Records with drawing code
- - - - - - -

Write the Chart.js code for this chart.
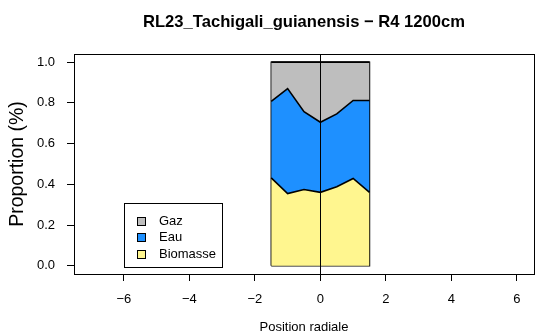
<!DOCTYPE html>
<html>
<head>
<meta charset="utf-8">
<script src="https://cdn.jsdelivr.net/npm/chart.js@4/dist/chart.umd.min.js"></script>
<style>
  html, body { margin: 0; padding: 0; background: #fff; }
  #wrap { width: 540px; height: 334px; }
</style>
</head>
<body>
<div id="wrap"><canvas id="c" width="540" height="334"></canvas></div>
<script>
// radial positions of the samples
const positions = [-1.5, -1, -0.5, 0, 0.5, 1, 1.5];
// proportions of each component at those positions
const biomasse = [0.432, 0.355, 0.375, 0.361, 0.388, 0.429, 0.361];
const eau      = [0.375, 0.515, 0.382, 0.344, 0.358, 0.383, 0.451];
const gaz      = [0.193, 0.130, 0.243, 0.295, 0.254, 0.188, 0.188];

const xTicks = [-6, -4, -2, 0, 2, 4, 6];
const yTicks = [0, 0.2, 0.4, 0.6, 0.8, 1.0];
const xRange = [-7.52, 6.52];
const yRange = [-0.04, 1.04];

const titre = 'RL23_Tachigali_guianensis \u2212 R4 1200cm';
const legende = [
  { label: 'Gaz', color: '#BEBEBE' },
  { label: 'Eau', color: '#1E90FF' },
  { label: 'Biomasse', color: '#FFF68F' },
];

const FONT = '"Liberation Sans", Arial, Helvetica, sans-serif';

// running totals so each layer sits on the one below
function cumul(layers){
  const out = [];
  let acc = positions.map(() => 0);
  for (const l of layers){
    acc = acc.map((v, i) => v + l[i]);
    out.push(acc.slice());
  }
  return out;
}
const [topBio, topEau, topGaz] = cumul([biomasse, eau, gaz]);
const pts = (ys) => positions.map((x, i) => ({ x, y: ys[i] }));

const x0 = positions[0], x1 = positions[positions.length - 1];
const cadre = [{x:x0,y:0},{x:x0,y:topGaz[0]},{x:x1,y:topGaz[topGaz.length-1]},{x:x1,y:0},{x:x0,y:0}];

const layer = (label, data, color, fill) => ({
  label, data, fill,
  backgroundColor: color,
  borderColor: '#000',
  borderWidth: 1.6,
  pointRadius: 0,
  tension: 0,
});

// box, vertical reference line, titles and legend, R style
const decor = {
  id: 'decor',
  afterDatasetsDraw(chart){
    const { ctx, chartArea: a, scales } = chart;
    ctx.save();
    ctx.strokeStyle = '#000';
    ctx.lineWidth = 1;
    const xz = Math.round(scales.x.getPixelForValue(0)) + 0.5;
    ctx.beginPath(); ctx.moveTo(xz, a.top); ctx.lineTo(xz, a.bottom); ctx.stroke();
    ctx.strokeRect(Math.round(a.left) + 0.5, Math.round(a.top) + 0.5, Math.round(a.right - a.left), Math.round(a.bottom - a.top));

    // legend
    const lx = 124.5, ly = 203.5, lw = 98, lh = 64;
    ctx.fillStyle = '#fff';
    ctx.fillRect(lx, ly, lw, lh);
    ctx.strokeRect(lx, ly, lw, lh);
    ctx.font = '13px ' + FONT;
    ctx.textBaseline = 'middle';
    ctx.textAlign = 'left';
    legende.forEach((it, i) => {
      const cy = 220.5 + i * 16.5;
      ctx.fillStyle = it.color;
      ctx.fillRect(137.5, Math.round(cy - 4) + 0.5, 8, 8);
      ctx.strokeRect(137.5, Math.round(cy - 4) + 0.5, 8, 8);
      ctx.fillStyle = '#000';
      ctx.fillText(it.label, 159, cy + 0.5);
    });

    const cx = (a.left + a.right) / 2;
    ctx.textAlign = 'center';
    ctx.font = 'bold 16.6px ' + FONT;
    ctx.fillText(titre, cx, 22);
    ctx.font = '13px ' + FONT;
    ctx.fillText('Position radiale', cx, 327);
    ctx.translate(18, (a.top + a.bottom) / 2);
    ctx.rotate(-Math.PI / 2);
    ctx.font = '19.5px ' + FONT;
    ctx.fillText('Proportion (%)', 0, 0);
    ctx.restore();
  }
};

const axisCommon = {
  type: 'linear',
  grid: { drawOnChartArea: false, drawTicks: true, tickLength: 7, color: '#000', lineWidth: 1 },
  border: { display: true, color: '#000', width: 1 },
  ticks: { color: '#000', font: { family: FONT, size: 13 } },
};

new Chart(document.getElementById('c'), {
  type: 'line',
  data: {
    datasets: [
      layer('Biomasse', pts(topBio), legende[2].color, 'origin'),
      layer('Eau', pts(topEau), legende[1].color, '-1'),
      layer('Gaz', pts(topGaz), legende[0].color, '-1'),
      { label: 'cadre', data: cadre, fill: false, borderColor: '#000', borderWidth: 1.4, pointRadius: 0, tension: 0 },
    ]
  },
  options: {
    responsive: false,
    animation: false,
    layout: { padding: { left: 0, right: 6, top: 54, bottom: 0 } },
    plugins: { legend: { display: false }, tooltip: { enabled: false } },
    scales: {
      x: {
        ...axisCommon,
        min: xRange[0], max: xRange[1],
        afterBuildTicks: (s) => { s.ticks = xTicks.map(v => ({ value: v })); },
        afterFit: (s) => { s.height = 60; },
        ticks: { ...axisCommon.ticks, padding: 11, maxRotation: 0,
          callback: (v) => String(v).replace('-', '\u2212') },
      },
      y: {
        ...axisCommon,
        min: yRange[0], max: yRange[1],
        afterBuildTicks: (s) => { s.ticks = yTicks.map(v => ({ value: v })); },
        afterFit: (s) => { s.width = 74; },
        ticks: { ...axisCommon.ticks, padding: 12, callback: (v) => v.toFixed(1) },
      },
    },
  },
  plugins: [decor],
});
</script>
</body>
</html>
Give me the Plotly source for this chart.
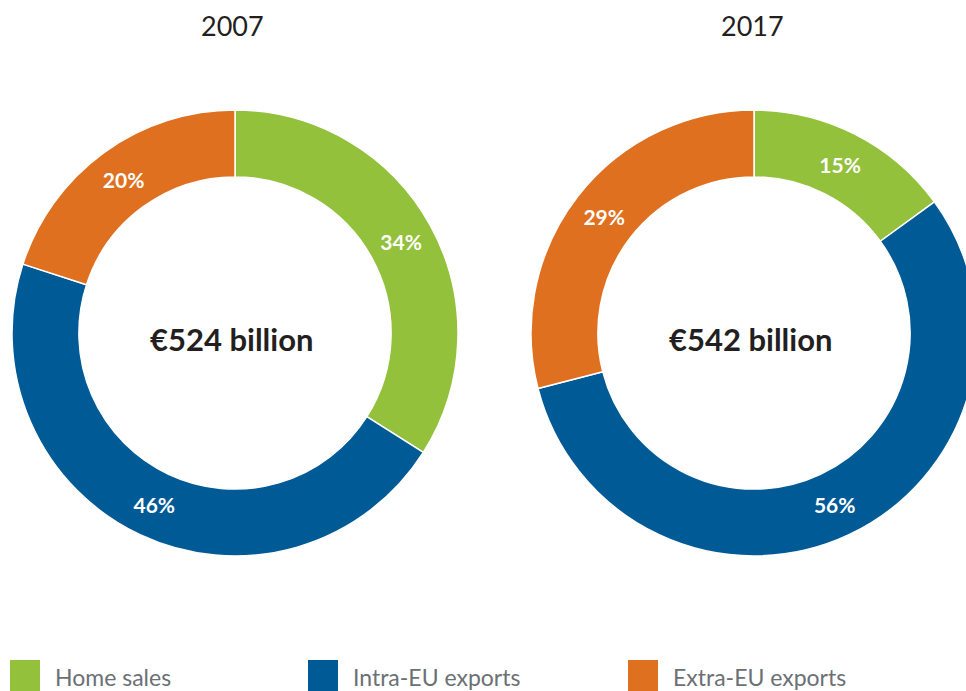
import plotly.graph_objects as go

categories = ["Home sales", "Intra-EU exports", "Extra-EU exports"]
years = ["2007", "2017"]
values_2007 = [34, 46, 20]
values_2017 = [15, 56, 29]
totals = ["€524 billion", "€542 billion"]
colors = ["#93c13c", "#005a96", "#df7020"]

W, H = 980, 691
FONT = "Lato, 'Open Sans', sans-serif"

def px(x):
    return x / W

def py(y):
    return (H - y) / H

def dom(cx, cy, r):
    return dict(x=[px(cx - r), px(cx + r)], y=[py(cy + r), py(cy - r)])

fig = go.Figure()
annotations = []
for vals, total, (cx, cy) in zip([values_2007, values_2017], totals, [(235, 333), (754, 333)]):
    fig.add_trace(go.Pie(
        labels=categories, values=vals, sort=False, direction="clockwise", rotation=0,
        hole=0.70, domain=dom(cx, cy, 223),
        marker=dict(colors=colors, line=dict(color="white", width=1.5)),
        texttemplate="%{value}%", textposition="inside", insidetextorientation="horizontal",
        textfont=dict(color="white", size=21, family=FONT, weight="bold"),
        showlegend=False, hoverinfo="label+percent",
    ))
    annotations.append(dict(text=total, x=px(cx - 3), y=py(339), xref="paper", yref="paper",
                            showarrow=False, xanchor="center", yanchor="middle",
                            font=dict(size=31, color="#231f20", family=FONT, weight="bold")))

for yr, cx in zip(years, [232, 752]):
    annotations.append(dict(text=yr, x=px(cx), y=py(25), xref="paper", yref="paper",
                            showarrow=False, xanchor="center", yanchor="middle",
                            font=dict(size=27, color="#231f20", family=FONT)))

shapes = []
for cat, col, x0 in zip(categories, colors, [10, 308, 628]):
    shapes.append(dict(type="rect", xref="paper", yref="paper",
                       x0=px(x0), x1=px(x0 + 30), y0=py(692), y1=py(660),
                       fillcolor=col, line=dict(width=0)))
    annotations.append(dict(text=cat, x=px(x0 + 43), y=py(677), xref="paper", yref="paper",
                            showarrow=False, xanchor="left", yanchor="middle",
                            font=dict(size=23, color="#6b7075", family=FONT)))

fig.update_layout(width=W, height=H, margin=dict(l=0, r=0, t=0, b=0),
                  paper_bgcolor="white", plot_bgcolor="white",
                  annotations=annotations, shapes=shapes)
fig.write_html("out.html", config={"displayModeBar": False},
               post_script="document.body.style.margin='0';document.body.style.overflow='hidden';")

- - - - - - -

Exercise instructions: Isolate the lines that hold the word "this" and copy all of them.

Written solution:
Write the Chart.js code for this chart.
Give me the Plotly source for this chart.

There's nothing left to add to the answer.